• What you have to do:
Only lines holding the word "document" should be copied from the material.

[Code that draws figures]
'''
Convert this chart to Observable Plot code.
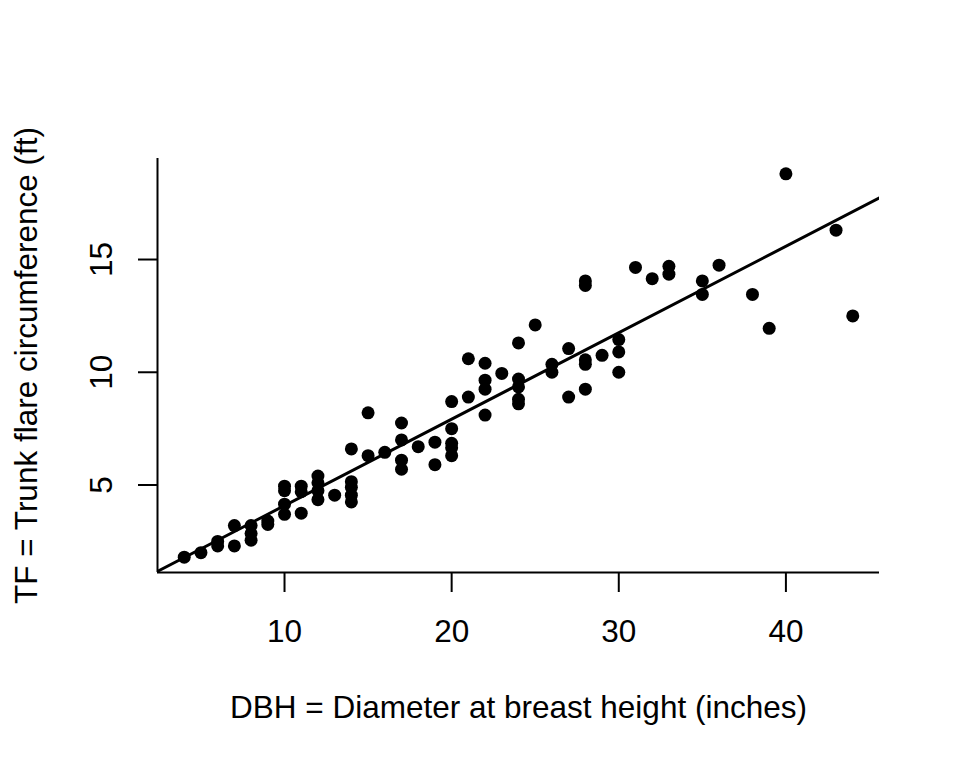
<!DOCTYPE html>
<html>
<head>
<meta charset="utf-8">
<script src="https://cdn.jsdelivr.net/npm/d3@7"></script>
<script src="https://cdn.jsdelivr.net/npm/@observablehq/plot@0.6"></script>
<style>
  html, body { margin: 0; padding: 0; background: #fff; }
</style>
</head>
<body>
<div id="chart"></div>
<script>
// DBH (inches) and TF (ft)
const dbh = [
  4, 5, 6, 6, 7, 7, 8, 8, 8, 9, 9,
  10, 10, 10, 10, 11, 11, 11, 12, 12, 12, 12, 13,
  14, 14, 14, 14, 14, 15, 15, 16, 17, 17, 17, 17, 18, 19, 19,
  20, 20, 20, 20, 20, 21, 21, 22, 22, 22, 22, 23,
  24, 24, 24, 24, 24, 25, 26, 26, 27, 27,
  28, 28, 28, 28, 28, 29, 30, 30, 30,
  31, 32, 33, 33, 35, 35, 36, 38, 39, 40, 43, 44
];
const tf = [
  1.8, 2.0, 2.5, 2.3, 3.2, 2.3, 3.2, 2.85, 2.55, 3.4, 3.25,
  4.95, 4.75, 4.15, 3.7, 4.95, 4.7, 3.75, 5.4, 5.1, 4.75, 4.35, 4.55,
  6.6, 5.15, 4.9, 4.55, 4.25, 8.2, 6.3, 6.45, 7.75, 7.0, 6.1, 5.7, 6.7, 6.9, 5.9,
  8.7, 7.5, 6.85, 6.65, 6.3, 10.6, 8.9, 10.4, 9.65, 9.25, 8.1, 9.95,
  11.3, 9.7, 9.35, 8.8, 8.6, 12.1, 10.35, 10.0, 11.05, 8.9,
  14.05, 13.85, 10.55, 10.35, 9.25, 10.75, 11.45, 10.9, 10.0,
  14.65, 14.15, 14.7, 14.35, 14.05, 13.45, 14.75, 13.45, 11.95, 18.8, 16.3, 12.5
];
const xTicks = [10, 20, 30, 40];
const yTicks = [5, 10, 15];
const xTitle = "DBH = Diameter at breast height (inches)";
const yTitle = "TF = Trunk flare circumference (ft)";

const data = dbh.map((d, i) => ({dbh: d, tf: tf[i]}));

// R-style axis ranges: data extent padded by 4%
function pad([a, b]) { const p = (b - a) * 0.04; return [a - p, b + p]; }
const xDomain = pad(d3.extent(dbh));
const yDomain = pad(d3.extent(tf));

// least-squares fit (abline(lm(tf ~ dbh)))
const mx = d3.mean(dbh), my = d3.mean(tf);
const slope = d3.sum(data, d => (d.dbh - mx) * (d.tf - my)) / d3.sum(data, d => (d.dbh - mx) ** 2);
const intercept = my - slope * mx;
const fit = xDomain.map(x => ({dbh: x, tf: intercept + slope * x}));

const FS = 31.5;
const chart = Plot.plot({
  width: 960,
  height: 768,
  marginLeft: 157,
  marginRight: 81,
  marginTop: 158,
  marginBottom: 196,
  style: {fontFamily: "'Liberation Sans', Arial, sans-serif", fontSize: FS + "px", color: "black", background: "white"},
  x: {domain: xDomain, label: null},
  y: {domain: yDomain, label: null},
  marks: [
    Plot.ruleX([xDomain[0]], {stroke: "black", strokeWidth: 2}),
    Plot.ruleY([yDomain[0]], {stroke: "black", strokeWidth: 2}),
    Plot.axisX({ticks: xTicks, tickSize: 20, tickPadding: 27, strokeWidth: 2, label: null, fontSize: FS}),
    Plot.axisY({ticks: yTicks, tickSize: 19, tickFormat: () => "", strokeWidth: 2, label: null}),
    Plot.text(yTicks, {y: d => d, text: d => String(d), frameAnchor: "left", textAnchor: "middle", lineAnchor: "middle", dx: -55.5, rotate: -90, fontSize: FS, fill: "black"}),
    Plot.dot(data, {x: "dbh", y: "tf", r: 6.5, fill: "black", stroke: null}),
    Plot.line(fit, {x: "dbh", y: "tf", stroke: "black", strokeWidth: 3, clip: true}),
    Plot.text([xTitle], {frameAnchor: "bottom", textAnchor: "middle", lineAnchor: "middle", dy: 135.7, fontSize: FS, fill: "black"}),
    Plot.text([yTitle], {frameAnchor: "left", textAnchor: "middle", lineAnchor: "middle", dx: -131, rotate: -90, fontSize: FS, fill: "black"})
  ]
});
document.getElementById("chart").appendChild(chart);
</script>
</body>
</html>
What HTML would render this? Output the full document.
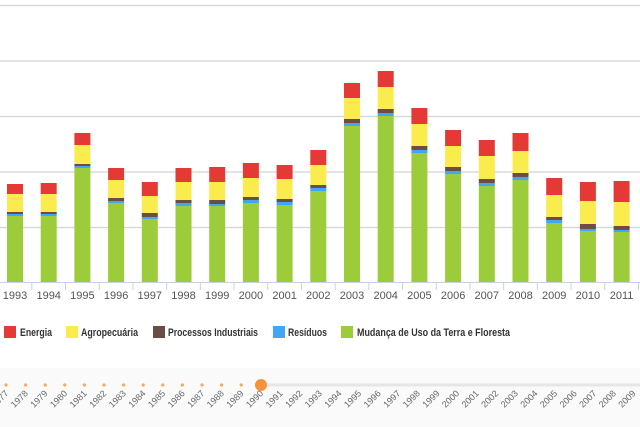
<!DOCTYPE html>
<html><head><meta charset="utf-8"><style>
html,body{margin:0;padding:0;background:#fff;width:640px;height:427px;overflow:hidden}
svg{display:block;font-family:"Liberation Sans",sans-serif}
</style></head><body>
<svg width="640" height="427" xmlns="http://www.w3.org/2000/svg">
<g stroke="#d4d4d4" stroke-width="1.3">
<line x1="0" y1="5.5" x2="640" y2="5.5"/><line x1="0" y1="61" x2="640" y2="61"/>
<line x1="0" y1="116.5" x2="640" y2="116.5"/><line x1="0" y1="172" x2="640" y2="172"/>
<line x1="0" y1="227.5" x2="640" y2="227.5"/>
</g>
<g id="bars"></g>
<line x1="0" y1="282.5" x2="640" y2="282.5" stroke="#c8d2e2" stroke-width="1"/>
<g id="ticks" stroke="#c8d2e2"></g>
<g id="xl" font-size="11" fill="#555" text-anchor="middle"></g>
<g font-size="11" font-weight="bold" fill="#333">
<rect x="4" y="326" width="12" height="12" fill="#e53935"/><text x="20" y="336" textLength="32" lengthAdjust="spacingAndGlyphs">Energia</text>
<rect x="66" y="326" width="12" height="12" fill="#fbec4d"/><text x="81" y="336" textLength="57" lengthAdjust="spacingAndGlyphs">Agropecuária</text>
<rect x="153" y="326" width="12" height="12" fill="#6d4c41"/><text x="168" y="336" textLength="90" lengthAdjust="spacingAndGlyphs">Processos Industriais</text>
<rect x="273" y="326" width="12" height="12" fill="#42a5f5"/><text x="288" y="336" textLength="39" lengthAdjust="spacingAndGlyphs">Resíduos</text>
<rect x="341" y="326" width="12" height="12" fill="#9ccc3a"/><text x="357" y="336" textLength="153" lengthAdjust="spacingAndGlyphs">Mudança de Uso da Terra e Floresta</text>
</g>
<rect x="0" y="368" width="640" height="59" fill="#fafafa"/>
<line x1="261" y1="385" x2="640" y2="385" stroke="#e6e6e6" stroke-width="3"/>
<g id="tl"></g>
<circle cx="261" cy="385" r="6" fill="#f7923a"/>
</svg>
<script>
var d=[[184,194,212,214,216],[183,194,212,214,216],[133,145,164,166,168],[168,180,198,201,203],[182,196,213,217,219],[168,182,200,203,206],[167,182,200,204,206],[163,178,197,200,203],[165,179,199,202,205],[150,165,185,188,191],[83,98,119,123,126],[71,87,109,113,116],[108,124,146,150,153],[130,146,167,171,174],[140,156,179,183,186],[133,151,173,177,180],[178,195,217,220,223],[182,201,224,229,231],[181,202,226,230,232]];
var c=["#e53935","#fbec4d","#6d4c41","#42a5f5","#9ccc3a"],s="",t="",l="";
d.forEach(function(b,i){var cx=15+i*33.7,x=cx-8;var e=b.concat([282]);
for(var k=0;k<5;k++)s+='<rect x="'+x+'" y="'+e[k]+'" width="16" height="'+(e[k+1]-e[k])+'" fill="'+c[k]+'"/>';
l+='<text x="'+cx+'" y="299">'+(1993+i)+'</text>';
t+='<line x1="'+(cx+16.85)+'" y1="282" x2="'+(cx+16.85)+'" y2="290"/>';});
document.getElementById('bars').innerHTML=s;document.getElementById('ticks').innerHTML=t;document.getElementById('xl').innerHTML=l;
var g="";for(var y=1977;y<=2009;y++){var x=6+(y-1977)*19.6;if(y<1990)g+='<circle cx="'+x+'" cy="385" r="1.6" fill="#f7a85a"/>';
g+='<text x="'+(x+3)+'" y="394" font-size="9" fill="#666" text-anchor="end" transform="rotate(-45 '+(x+3)+' 394)">'+y+'</text>';}
document.getElementById('tl').innerHTML=g;
</script>
</body></html>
'''
• Finished exercise:
document.getElementById("chart").appendChild(chart);
What HTML would render this? Output the full document.
document.getElementById('bars').innerHTML=s;document.getElementById('ticks').innerHTML=t;document.getElementById('xl').innerHTML=l;
document.getElementById('tl').innerHTML=g;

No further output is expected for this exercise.